▸ **Provided material**
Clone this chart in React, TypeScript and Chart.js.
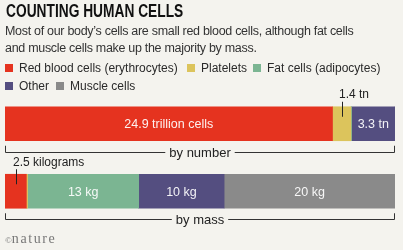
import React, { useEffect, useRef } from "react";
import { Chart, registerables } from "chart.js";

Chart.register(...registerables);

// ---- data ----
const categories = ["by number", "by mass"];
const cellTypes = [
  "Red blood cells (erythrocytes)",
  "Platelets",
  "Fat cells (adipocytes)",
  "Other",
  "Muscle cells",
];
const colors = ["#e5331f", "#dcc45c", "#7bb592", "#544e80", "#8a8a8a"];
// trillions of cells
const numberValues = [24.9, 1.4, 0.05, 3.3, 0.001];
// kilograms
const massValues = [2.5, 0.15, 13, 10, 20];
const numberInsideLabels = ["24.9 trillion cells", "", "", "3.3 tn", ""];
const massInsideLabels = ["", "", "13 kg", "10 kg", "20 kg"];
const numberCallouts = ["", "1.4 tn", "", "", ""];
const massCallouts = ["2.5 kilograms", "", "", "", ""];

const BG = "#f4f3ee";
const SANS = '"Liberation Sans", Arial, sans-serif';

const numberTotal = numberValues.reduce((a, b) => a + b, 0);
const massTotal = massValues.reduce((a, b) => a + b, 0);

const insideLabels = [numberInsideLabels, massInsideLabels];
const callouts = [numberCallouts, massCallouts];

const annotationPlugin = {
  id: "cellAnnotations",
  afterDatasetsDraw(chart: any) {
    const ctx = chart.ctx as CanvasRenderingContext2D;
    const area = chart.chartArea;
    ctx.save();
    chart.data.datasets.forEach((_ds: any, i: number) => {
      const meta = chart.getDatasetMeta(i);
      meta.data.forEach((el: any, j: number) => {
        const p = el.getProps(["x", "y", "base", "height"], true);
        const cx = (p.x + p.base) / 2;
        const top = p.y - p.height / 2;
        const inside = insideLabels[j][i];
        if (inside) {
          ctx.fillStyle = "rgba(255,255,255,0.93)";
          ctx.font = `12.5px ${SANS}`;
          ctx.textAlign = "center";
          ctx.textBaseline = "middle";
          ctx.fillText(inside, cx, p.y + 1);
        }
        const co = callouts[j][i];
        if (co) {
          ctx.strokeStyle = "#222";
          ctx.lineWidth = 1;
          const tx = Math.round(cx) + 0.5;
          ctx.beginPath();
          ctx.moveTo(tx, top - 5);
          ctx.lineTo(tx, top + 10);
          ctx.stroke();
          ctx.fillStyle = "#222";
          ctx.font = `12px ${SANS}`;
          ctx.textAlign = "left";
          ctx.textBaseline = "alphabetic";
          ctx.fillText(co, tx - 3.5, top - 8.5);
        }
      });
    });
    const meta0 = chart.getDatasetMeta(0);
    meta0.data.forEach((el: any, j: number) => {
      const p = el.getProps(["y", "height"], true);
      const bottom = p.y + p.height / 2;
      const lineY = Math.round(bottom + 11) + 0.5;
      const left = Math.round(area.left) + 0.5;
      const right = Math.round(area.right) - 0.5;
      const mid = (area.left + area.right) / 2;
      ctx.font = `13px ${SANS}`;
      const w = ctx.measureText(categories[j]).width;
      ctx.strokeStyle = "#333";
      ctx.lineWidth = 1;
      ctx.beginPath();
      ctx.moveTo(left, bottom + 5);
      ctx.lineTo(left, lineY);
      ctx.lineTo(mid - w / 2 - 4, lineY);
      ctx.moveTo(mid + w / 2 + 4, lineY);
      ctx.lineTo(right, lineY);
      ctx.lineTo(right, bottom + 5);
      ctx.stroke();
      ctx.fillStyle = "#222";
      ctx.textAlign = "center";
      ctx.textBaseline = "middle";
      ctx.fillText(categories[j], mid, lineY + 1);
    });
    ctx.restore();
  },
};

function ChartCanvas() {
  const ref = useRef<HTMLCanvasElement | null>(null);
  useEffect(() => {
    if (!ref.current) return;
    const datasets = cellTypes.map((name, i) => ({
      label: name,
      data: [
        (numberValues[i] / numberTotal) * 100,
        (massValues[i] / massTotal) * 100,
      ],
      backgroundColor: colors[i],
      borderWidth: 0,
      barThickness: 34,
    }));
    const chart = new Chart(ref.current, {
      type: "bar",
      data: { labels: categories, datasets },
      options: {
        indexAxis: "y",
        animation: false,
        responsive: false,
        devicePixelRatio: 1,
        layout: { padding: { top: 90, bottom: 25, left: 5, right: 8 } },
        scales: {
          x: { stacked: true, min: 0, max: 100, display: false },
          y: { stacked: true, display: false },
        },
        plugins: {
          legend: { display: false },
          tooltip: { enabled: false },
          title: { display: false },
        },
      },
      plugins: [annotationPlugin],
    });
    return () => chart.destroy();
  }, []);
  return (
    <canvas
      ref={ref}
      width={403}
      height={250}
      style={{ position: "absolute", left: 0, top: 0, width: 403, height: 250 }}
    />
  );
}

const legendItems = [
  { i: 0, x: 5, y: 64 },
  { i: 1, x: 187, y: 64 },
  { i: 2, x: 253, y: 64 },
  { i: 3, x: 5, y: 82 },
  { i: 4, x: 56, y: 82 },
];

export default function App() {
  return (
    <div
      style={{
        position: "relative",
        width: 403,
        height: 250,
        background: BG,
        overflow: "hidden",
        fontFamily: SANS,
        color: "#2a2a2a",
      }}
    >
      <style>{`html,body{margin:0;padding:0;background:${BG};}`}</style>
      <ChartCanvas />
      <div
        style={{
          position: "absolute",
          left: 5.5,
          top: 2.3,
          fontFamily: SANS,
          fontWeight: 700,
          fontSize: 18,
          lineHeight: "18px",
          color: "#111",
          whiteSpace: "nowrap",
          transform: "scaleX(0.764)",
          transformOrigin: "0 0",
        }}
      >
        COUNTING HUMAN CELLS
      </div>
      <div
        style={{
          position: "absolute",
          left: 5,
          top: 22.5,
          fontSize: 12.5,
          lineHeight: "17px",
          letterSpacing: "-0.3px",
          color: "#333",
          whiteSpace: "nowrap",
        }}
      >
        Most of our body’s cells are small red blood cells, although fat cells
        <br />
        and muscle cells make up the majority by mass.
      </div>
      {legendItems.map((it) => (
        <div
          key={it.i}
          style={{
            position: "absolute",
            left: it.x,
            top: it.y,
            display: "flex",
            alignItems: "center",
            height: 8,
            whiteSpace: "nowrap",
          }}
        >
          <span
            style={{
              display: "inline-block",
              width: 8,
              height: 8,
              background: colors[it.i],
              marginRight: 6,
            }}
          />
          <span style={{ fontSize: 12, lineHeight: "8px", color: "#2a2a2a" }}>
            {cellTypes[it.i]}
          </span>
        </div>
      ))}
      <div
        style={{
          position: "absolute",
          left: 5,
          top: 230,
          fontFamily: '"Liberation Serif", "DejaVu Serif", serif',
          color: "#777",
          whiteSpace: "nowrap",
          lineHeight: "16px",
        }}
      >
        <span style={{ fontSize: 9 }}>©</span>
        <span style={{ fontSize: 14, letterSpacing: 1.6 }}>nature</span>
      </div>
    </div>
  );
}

▸ **Given request**
Pictures are excluded; output everything else in the data verbatim.

▸ **Solution**
Clone this chart in React, TypeScript and Chart.js.
import React, { useEffect, useRef } from "react";
import { Chart, registerables } from "chart.js";

Chart.register(...registerables);

// ---- data ----
const categories = ["by number", "by mass"];
const cellTypes = [
  "Red blood cells (erythrocytes)",
  "Platelets",
  "Fat cells (adipocytes)",
  "Other",
  "Muscle cells",
];
const colors = ["#e5331f", "#dcc45c", "#7bb592", "#544e80", "#8a8a8a"];
// trillions of cells
const numberValues = [24.9, 1.4, 0.05, 3.3, 0.001];
// kilograms
const massValues = [2.5, 0.15, 13, 10, 20];
const numberInsideLabels = ["24.9 trillion cells", "", "", "3.3 tn", ""];
const massInsideLabels = ["", "", "13 kg", "10 kg", "20 kg"];
const numberCallouts = ["", "1.4 tn", "", "", ""];
const massCallouts = ["2.5 kilograms", "", "", "", ""];

const BG = "#f4f3ee";
const SANS = '"Liberation Sans", Arial, sans-serif';

const numberTotal = numberValues.reduce((a, b) => a + b, 0);
const massTotal = massValues.reduce((a, b) => a + b, 0);

const insideLabels = [numberInsideLabels, massInsideLabels];
const callouts = [numberCallouts, massCallouts];

const annotationPlugin = {
  id: "cellAnnotations",
  afterDatasetsDraw(chart: any) {
    const ctx = chart.ctx as CanvasRenderingContext2D;
    const area = chart.chartArea;
    ctx.save();
    chart.data.datasets.forEach((_ds: any, i: number) => {
      const meta = chart.getDatasetMeta(i);
      meta.data.forEach((el: any, j: number) => {
        const p = el.getProps(["x", "y", "base", "height"], true);
        const cx = (p.x + p.base) / 2;
        const top = p.y - p.height / 2;
        const inside = insideLabels[j][i];
        if (inside) {
          ctx.fillStyle = "rgba(255,255,255,0.93)";
          ctx.font = `12.5px ${SANS}`;
          ctx.textAlign = "center";
          ctx.textBaseline = "middle";
          ctx.fillText(inside, cx, p.y + 1);
        }
        const co = callouts[j][i];
        if (co) {
          ctx.strokeStyle = "#222";
          ctx.lineWidth = 1;
          const tx = Math.round(cx) + 0.5;
          ctx.beginPath();
          ctx.moveTo(tx, top - 5);
          ctx.lineTo(tx, top + 10);
          ctx.stroke();
          ctx.fillStyle = "#222";
          ctx.font = `12px ${SANS}`;
          ctx.textAlign = "left";
          ctx.textBaseline = "alphabetic";
          ctx.fillText(co, tx - 3.5, top - 8.5);
        }
      });
    });
    const meta0 = chart.getDatasetMeta(0);
    meta0.data.forEach((el: any, j: number) => {
      const p = el.getProps(["y", "height"], true);
      const bottom = p.y + p.height / 2;
      const lineY = Math.round(bottom + 11) + 0.5;
      const left = Math.round(area.left) + 0.5;
      const right = Math.round(area.right) - 0.5;
      const mid = (area.left + area.right) / 2;
      ctx.font = `13px ${SANS}`;
      const w = ctx.measureText(categories[j]).width;
      ctx.strokeStyle = "#333";
      ctx.lineWidth = 1;
      ctx.beginPath();
      ctx.moveTo(left, bottom + 5);
      ctx.lineTo(left, lineY);
      ctx.lineTo(mid - w / 2 - 4, lineY);
      ctx.moveTo(mid + w / 2 + 4, lineY);
      ctx.lineTo(right, lineY);
      ctx.lineTo(right, bottom + 5);
      ctx.stroke();
      ctx.fillStyle = "#222";
      ctx.textAlign = "center";
      ctx.textBaseline = "middle";
      ctx.fillText(categories[j], mid, lineY + 1);
    });
    ctx.restore();
  },
};

function ChartCanvas() {
  const ref = useRef<HTMLCanvasElement | null>(null);
  useEffect(() => {
    if (!ref.current) return;
    const datasets = cellTypes.map((name, i) => ({
      label: name,
      data: [
        (numberValues[i] / numberTotal) * 100,
        (massValues[i] / massTotal) * 100,
      ],
      backgroundColor: colors[i],
      borderWidth: 0,
      barThickness: 34,
    }));
    const chart = new Chart(ref.current, {
      type: "bar",
      data: { labels: categories, datasets },
      options: {
        indexAxis: "y",
        animation: false,
        responsive: false,
        devicePixelRatio: 1,
        layout: { padding: { top: 90, bottom: 25, left: 5, right: 8 } },
        scales: {
          x: { stacked: true, min: 0, max: 100, display: false },
          y: { stacked: true, display: false },
        },
        plugins: {
          legend: { display: false },
          tooltip: { enabled: false },
          title: { display: false },
        },
      },
      plugins: [annotationPlugin],
    });
    return () => chart.destroy();
  }, []);
  return (
    <canvas
      ref={ref}
      width={403}
      height={250}
      style={{ position: "absolute", left: 0, top: 0, width: 403, height: 250 }}
    />
  );
}

const legendItems = [
  { i: 0, x: 5, y: 64 },
  { i: 1, x: 187, y: 64 },
  { i: 2, x: 253, y: 64 },
  { i: 3, x: 5, y: 82 },
  { i: 4, x: 56, y: 82 },
];

export default function App() {
  return (
    <div
      style={{
        position: "relative",
        width: 403,
        height: 250,
        background: BG,
        overflow: "hidden",
        fontFamily: SANS,
        color: "#2a2a2a",
      }}
    >
      <style>{`html,body{margin:0;padding:0;background:${BG};}`}</style>
      <ChartCanvas />
      <div
        style={{
          position: "absolute",
          left: 5.5,
          top: 2.3,
          fontFamily: SANS,
          fontWeight: 700,
          fontSize: 18,
          lineHeight: "18px",
          color: "#111",
          whiteSpace: "nowrap",
          transform: "scaleX(0.764)",
          transformOrigin: "0 0",
        }}
      >
        COUNTING HUMAN CELLS
      </div>
      <div
        style={{
          position: "absolute",
          left: 5,
          top: 22.5,
          fontSize: 12.5,
          lineHeight: "17px",
          letterSpacing: "-0.3px",
          color: "#333",
          whiteSpace: "nowrap",
        }}
      >
        Most of our body’s cells are small red blood cells, although fat cells
        <br />
        and muscle cells make up the majority by mass.
      </div>
      {legendItems.map((it) => (
        <div
          key={it.i}
          style={{
            position: "absolute",
            left: it.x,
            top: it.y,
            display: "flex",
            alignItems: "center",
            height: 8,
            whiteSpace: "nowrap",
          }}
        >
          <span
            style={{
              display: "inline-block",
              width: 8,
              height: 8,
              background: colors[it.i],
              marginRight: 6,
            }}
          />
          <span style={{ fontSize: 12, lineHeight: "8px", color: "#2a2a2a" }}>
            {cellTypes[it.i]}
          </span>
        </div>
      ))}
      <div
        style={{
          position: "absolute",
          left: 5,
          top: 230,
          fontFamily: '"Liberation Serif", "DejaVu Serif", serif',
          color: "#777",
          whiteSpace: "nowrap",
          lineHeight: "16px",
        }}
      >
        <span style={{ fontSize: 9 }}>©</span>
        <span style={{ fontSize: 14, letterSpacing: 1.6 }}>nature</span>
      </div>
    </div>
  );
}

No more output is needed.